Alternatively, assuming that this Court has jurisdiction to order the court of appeals to rescind its judgment conditionally granting a writ of mandamus against a former judge who lacks authority to comply with the writ, I am persuaded .by the argument presented in the dissenting opinion by Judge Newell that, under the judicial-ripeness doctrine, a trial court lacks jurisdiction to conduct a pretrial determination of intellectual disability in a capital-murder case, and I join his opinion. Alternatively, further assuming that this Court properly considers the petition on the merits, I would uphold the court of appeals’s judgment granting the State’s original application for a writ of mandamus to preclude the trial court from conducting a pretrial determination of intellectual disability. Mandamus relief is appropriate when a trial court has no discretion, as here, but to abide by principles of law that have been in effect for more than a decade: the jurisdictional doctrine of ripeness, Texas statutes, and this Court’s precedent for addressing this type of claim.

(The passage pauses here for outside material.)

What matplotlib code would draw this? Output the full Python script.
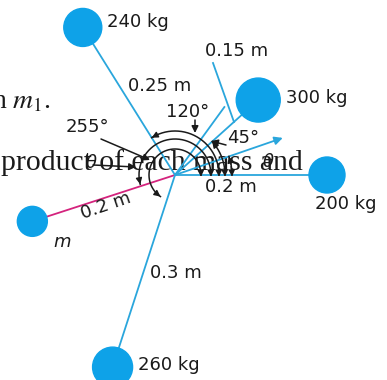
import numpy as np
import matplotlib
matplotlib.use("Agg")
import matplotlib.pyplot as plt

plt.rcParams['mathtext.fontset'] = 'stix'

# ---- data (diagram in pixel units, origin = rotation centre) ----
mass_labels = ["240 kg", "300 kg", "200 kg", "m", "260 kg"]
mass_angles = [122, 42, 0, 198, 252]          # degrees, counter-clockwise from +x
mass_dist = [174, 112, 152, 150, 202]         # distance of mass centre from axis
mass_size = [19, 22, 18, 15, 20]              # drawn radius of the mass
arm_colors = ["#2aa6dc", "#2aa6dc", "#2aa6dc", "#d4237d", "#2aa6dc"]

arm_texts = ["0.25 m", "0.15 m", "0.2 m", "0.2 m", "0.3 m"]

arc_radii = [44, 36, 26, 50, 57]
arc_ends = [122, 195, 236, 42, 19]

angle_labels = ["120°", "255°", "45°", "θ", "θ"]

centre = (175, 175)
W, H = 387, 380

fig = plt.figure(figsize=(W / 100, H / 100), dpi=100)
ax = fig.add_axes([0, 0, 1, 1])
ax.set_xlim(0, W)
ax.set_ylim(H, 0)
ax.axis("off")

blue = "#0ea2e8"
cx, cy = centre


def pt(ang, r):
    a = np.deg2rad(ang)
    return cx + r * np.cos(a), cy - r * np.sin(a)


# background book text (serif)
ax.text(-8, 108, r"n $m_1$.", family="Liberation Serif", fontsize=20,
        color="#1a1a1a", va="baseline", zorder=1)
ax.text(1, 170, "product of each mass and", family="Liberation Serif",
        fontsize=21.3, color="#1a1a1a", va="baseline", zorder=1)

# arms
for ang, d, col in zip(mass_angles, mass_dist, arm_colors):
    x, y = pt(ang, d)
    ax.plot([cx, x], [cy, y], color=col, lw=1.3, zorder=3)

# extra construction lines near the 300 kg mass
x1, y1 = pt(54, 84)
ax.plot([cx, x1], [cy, y1], color="#2aa6dc", lw=1.3, zorder=3)
ax.plot([213, 234], [63, 122], color="#2aa6dc", lw=1.3, zorder=3)

# theta direction arrow
tx, ty = pt(19, 114)
ax.annotate("", xy=(tx, ty), xytext=(cx, cy),
            arrowprops=dict(arrowstyle="-|>", color="#2aa6dc", lw=1.3,
                            mutation_scale=12, shrinkA=0, shrinkB=0), zorder=3)

# masses
for ang, d, s in zip(mass_angles, mass_dist, mass_size):
    x, y = pt(ang, d)
    ax.add_patch(plt.Circle((x, y), s, color=blue, zorder=4))

# arcs with arrowheads
for r, e in zip(arc_radii, arc_ends):
    t = np.linspace(0, e, 200)
    xs, ys = pt(t, r)
    ax.plot(xs, ys, color="#1a1a1a", lw=1.1, zorder=5)
    # arrow at the end of the arc
    xa, ya = pt(e - 8, r)
    xb, yb = pt(e, r)
    ax.annotate("", xy=(xb, yb), xytext=(xa, ya),
                arrowprops=dict(arrowstyle="-|>", color="#1a1a1a", lw=1.0,
                                mutation_scale=9, shrinkA=0, shrinkB=0), zorder=5)
    # arrow at the start (on the zero line)
    xa, ya = pt(6, r)
    xb, yb = pt(0.5, r)
    ax.annotate("", xy=(xb, yb + 2), xytext=(xa, ya),
                arrowprops=dict(arrowstyle="-|>", color="#1a1a1a", lw=1.0,
                                mutation_scale=9, shrinkA=0, shrinkB=0), zorder=5)

# leader arrows
lead = dict(arrowstyle="-|>", color="#1a1a1a", lw=1.1, mutation_scale=10,
            shrinkA=0, shrinkB=0)
ax.annotate("", xy=(195, 133), xytext=(195, 120), arrowprops=lead, zorder=5)
ax.annotate("", xy=(150, 160), xytext=(101, 139), arrowprops=lead, zorder=5)
ax.annotate("", xy=(136, 167), xytext=(93, 165), arrowprops=lead, zorder=5)
ax.annotate("", xy=(211, 141), xytext=(226, 145), arrowprops=lead, zorder=5)

fs = 13
tc = "#1a1a1a"
sans = "DejaVu Sans"
# mass labels
ax.text(107, 22, mass_labels[0], fontsize=fs, family=sans, color=tc, va="center")
ax.text(286, 98, mass_labels[1], fontsize=fs, family=sans, color=tc, va="center")
ax.text(315, 204, mass_labels[2], fontsize=fs, family=sans, color=tc, va="center")
ax.text(53, 242, mass_labels[3], fontsize=fs, family=sans, color=tc, va="center",
        style="italic")
ax.text(138, 365, mass_labels[4], fontsize=fs, family=sans, color=tc, va="center")

# arm length labels
ax.text(128, 86, arm_texts[0], fontsize=fs, family=sans, color=tc, va="center")
ax.text(205, 51, arm_texts[1], fontsize=fs, family=sans, color=tc, va="center")
ax.text(205, 187, arm_texts[2], fontsize=fs, family=sans, color=tc, va="center")
ax.text(106, 206, arm_texts[3], fontsize=fs, family=sans, color=tc, va="center",
        ha="center", rotation=19)
ax.text(150, 273, arm_texts[4], fontsize=fs, family=sans, color=tc, va="center")

# angle labels
ax.text(166, 112, angle_labels[0], fontsize=fs, family=sans, color=tc, va="center")
ax.text(66, 127, angle_labels[1], fontsize=fs, family=sans, color=tc, va="center")
ax.text(227, 138, angle_labels[2], fontsize=fs, family=sans, color=tc, va="center")
ax.text(86, 163, angle_labels[3], fontsize=fs, family=sans, color=tc, va="center",
        style="italic")
ax.text(263, 162, angle_labels[4], fontsize=fs, family=sans, color=tc, va="center",
        style="italic")

fig.savefig("out.png", dpi=100)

I. Abatement to the Trial Court Is Required Under the Doctrine of Mootness
Given that the trial judge who granted relator’s motion for a pretrial intellectual-disability hearing, Judge Larry Mitchell, is no longer the presiding judge of the 292nd Judicial District Court, this Court is obligated to order the court of appeals to vacate its prior judgment and abate the case to the trial court so that the now-presiding judge may have the opportunity to reconsider the previous trial judge’s original ruling in this case. Such an approach is consistent with the applicable law, which indicates that abatement is generally required under these circumstances for the purpose of allowing a successor judge to reconsider a prior judge’s disputed ruling in order to ensure that an actual controversy continues to exist in the case. Moreover, under the particular facts of this case, the current proceedings have, at this stage, been rendered moot as a result of the original trial judge being succeeded in office by another judge. Absent any further ruling by the current presiding judge that indicates the continuing existence of a live controversy, the resulting opinion by this Court addressing the merits of this petition constitutes a prohibited advisory-only opinion.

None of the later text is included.